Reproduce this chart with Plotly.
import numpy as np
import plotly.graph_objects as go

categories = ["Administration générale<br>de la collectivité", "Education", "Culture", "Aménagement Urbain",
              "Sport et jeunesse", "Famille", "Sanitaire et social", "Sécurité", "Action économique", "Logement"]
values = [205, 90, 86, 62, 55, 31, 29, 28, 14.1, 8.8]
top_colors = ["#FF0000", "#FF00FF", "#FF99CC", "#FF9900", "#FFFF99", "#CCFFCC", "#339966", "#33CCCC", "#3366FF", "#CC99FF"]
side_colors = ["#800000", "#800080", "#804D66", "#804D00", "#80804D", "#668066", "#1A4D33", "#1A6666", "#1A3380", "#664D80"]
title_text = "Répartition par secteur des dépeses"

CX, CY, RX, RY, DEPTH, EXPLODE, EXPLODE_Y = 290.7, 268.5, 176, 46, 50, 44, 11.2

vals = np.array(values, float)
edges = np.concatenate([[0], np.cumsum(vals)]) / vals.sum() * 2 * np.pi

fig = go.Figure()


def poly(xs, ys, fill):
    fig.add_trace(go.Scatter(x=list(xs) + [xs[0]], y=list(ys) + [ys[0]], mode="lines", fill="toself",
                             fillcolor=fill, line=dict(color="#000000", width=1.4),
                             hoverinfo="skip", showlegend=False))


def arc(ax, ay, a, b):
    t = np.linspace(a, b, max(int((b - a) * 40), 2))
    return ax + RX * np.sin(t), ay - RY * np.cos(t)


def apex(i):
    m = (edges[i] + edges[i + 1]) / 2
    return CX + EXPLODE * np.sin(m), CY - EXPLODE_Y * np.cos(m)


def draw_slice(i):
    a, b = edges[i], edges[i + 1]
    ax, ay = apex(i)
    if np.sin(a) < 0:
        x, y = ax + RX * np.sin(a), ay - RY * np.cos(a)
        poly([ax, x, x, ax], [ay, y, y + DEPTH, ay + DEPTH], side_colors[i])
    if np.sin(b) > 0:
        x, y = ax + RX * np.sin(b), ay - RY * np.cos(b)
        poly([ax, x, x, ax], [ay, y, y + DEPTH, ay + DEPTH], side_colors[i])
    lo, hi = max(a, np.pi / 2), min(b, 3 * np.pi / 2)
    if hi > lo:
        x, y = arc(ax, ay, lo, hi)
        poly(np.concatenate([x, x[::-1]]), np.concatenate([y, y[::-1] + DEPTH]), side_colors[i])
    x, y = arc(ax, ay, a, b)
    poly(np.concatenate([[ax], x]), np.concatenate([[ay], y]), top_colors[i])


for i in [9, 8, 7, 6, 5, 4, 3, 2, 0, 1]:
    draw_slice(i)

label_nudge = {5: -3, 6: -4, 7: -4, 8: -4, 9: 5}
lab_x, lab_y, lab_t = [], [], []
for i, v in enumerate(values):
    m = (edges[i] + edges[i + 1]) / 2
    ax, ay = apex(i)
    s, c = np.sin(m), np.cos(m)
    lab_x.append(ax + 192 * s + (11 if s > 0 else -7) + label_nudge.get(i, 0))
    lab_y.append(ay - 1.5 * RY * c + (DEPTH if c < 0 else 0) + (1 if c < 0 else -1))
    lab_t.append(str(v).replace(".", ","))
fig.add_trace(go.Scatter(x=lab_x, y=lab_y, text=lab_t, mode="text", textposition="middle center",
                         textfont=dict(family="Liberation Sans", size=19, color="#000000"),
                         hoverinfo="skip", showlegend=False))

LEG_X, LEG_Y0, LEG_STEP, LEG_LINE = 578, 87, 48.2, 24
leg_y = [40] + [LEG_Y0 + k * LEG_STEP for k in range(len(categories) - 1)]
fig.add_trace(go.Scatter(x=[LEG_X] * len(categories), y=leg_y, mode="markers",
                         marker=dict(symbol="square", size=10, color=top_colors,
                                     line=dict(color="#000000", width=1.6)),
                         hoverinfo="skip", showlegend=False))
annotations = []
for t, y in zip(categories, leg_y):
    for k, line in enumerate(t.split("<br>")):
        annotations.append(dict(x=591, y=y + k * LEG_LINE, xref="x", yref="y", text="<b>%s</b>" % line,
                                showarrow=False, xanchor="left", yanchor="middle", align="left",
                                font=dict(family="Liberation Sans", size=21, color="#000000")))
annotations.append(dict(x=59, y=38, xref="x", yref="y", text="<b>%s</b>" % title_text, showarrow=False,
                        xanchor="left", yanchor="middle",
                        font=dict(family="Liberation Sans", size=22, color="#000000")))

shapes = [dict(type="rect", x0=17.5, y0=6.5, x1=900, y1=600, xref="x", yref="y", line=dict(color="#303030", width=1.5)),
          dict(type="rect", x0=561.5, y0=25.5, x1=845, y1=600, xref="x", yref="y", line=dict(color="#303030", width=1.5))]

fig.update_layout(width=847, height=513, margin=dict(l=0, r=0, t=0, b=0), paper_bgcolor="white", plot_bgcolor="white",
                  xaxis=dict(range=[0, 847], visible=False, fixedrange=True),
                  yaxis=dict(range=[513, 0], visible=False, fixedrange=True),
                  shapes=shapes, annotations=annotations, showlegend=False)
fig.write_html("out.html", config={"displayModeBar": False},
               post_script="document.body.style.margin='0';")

- - - - - - -

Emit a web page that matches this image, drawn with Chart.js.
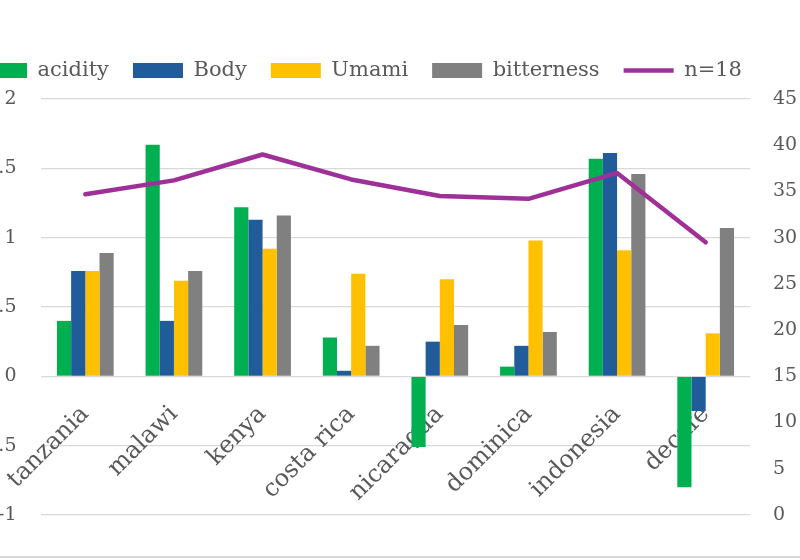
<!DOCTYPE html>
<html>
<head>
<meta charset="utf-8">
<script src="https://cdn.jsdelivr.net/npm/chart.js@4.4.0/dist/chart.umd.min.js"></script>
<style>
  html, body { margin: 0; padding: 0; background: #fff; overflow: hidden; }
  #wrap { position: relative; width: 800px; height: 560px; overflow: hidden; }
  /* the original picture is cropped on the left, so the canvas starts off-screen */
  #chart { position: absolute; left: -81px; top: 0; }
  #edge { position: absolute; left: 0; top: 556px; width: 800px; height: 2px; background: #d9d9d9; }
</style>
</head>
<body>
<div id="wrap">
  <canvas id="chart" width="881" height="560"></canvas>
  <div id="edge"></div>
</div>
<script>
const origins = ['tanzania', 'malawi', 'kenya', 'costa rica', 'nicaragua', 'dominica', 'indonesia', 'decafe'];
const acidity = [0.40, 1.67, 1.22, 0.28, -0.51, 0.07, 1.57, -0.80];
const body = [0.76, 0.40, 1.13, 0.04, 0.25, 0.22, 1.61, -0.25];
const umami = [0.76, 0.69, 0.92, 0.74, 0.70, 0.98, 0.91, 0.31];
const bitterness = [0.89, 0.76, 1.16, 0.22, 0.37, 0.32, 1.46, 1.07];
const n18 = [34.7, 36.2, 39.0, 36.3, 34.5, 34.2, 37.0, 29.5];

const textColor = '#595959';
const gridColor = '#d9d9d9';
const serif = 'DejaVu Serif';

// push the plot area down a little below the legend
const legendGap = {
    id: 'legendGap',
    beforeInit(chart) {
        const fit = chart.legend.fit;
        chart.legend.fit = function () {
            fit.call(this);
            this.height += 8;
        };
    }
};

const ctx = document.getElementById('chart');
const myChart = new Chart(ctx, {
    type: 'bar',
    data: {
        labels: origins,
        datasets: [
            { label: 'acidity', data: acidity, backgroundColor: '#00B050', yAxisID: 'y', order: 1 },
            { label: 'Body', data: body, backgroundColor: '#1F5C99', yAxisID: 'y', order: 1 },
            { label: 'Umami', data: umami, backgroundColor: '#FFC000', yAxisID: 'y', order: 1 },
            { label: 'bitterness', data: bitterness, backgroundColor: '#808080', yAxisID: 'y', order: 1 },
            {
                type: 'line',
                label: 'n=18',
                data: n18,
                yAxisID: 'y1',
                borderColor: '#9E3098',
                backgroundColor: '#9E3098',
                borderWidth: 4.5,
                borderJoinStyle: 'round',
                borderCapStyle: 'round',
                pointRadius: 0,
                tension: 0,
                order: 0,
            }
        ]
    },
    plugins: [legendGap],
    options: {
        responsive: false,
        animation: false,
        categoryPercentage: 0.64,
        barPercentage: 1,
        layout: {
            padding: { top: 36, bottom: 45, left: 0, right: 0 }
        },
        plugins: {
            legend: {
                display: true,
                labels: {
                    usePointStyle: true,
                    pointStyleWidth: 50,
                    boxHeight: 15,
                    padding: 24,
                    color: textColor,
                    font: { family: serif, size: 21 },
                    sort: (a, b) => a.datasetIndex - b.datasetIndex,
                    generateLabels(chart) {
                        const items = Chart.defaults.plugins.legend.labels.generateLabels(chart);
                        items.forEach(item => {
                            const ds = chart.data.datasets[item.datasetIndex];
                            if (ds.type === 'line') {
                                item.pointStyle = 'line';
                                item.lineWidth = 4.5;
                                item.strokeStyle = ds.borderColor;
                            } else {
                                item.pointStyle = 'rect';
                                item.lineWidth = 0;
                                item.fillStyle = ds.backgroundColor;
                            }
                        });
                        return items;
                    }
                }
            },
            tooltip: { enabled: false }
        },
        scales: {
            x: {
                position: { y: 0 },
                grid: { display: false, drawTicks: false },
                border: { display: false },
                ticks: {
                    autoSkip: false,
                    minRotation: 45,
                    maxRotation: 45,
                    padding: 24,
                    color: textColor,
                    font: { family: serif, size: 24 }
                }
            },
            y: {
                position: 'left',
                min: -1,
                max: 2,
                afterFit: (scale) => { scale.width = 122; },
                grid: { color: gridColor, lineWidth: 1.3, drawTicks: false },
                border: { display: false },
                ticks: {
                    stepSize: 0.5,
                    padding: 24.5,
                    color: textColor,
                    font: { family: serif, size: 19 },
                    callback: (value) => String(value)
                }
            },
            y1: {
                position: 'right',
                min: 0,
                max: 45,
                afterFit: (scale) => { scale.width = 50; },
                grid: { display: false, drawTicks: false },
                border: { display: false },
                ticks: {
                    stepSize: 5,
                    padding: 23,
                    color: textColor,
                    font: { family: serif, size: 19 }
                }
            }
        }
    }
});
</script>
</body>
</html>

- - - - - - -

Only the lines from the one with "Emit a web page" through the one with "const serif = 'DejaVu Serif';", both included, go in the copy, exactly as written. Leave the pictures behind.

# WORKED ANSWER:
Emit a web page that matches this image, drawn with Chart.js.
<!DOCTYPE html>
<html>
<head>
<meta charset="utf-8">
<script src="https://cdn.jsdelivr.net/npm/chart.js@4.4.0/dist/chart.umd.min.js"></script>
<style>
  html, body { margin: 0; padding: 0; background: #fff; overflow: hidden; }
  #wrap { position: relative; width: 800px; height: 560px; overflow: hidden; }
  /* the original picture is cropped on the left, so the canvas starts off-screen */
  #chart { position: absolute; left: -81px; top: 0; }
  #edge { position: absolute; left: 0; top: 556px; width: 800px; height: 2px; background: #d9d9d9; }
</style>
</head>
<body>
<div id="wrap">
  <canvas id="chart" width="881" height="560"></canvas>
  <div id="edge"></div>
</div>
<script>
const origins = ['tanzania', 'malawi', 'kenya', 'costa rica', 'nicaragua', 'dominica', 'indonesia', 'decafe'];
const acidity = [0.40, 1.67, 1.22, 0.28, -0.51, 0.07, 1.57, -0.80];
const body = [0.76, 0.40, 1.13, 0.04, 0.25, 0.22, 1.61, -0.25];
const umami = [0.76, 0.69, 0.92, 0.74, 0.70, 0.98, 0.91, 0.31];
const bitterness = [0.89, 0.76, 1.16, 0.22, 0.37, 0.32, 1.46, 1.07];
const n18 = [34.7, 36.2, 39.0, 36.3, 34.5, 34.2, 37.0, 29.5];

const textColor = '#595959';
const gridColor = '#d9d9d9';
const serif = 'DejaVu Serif';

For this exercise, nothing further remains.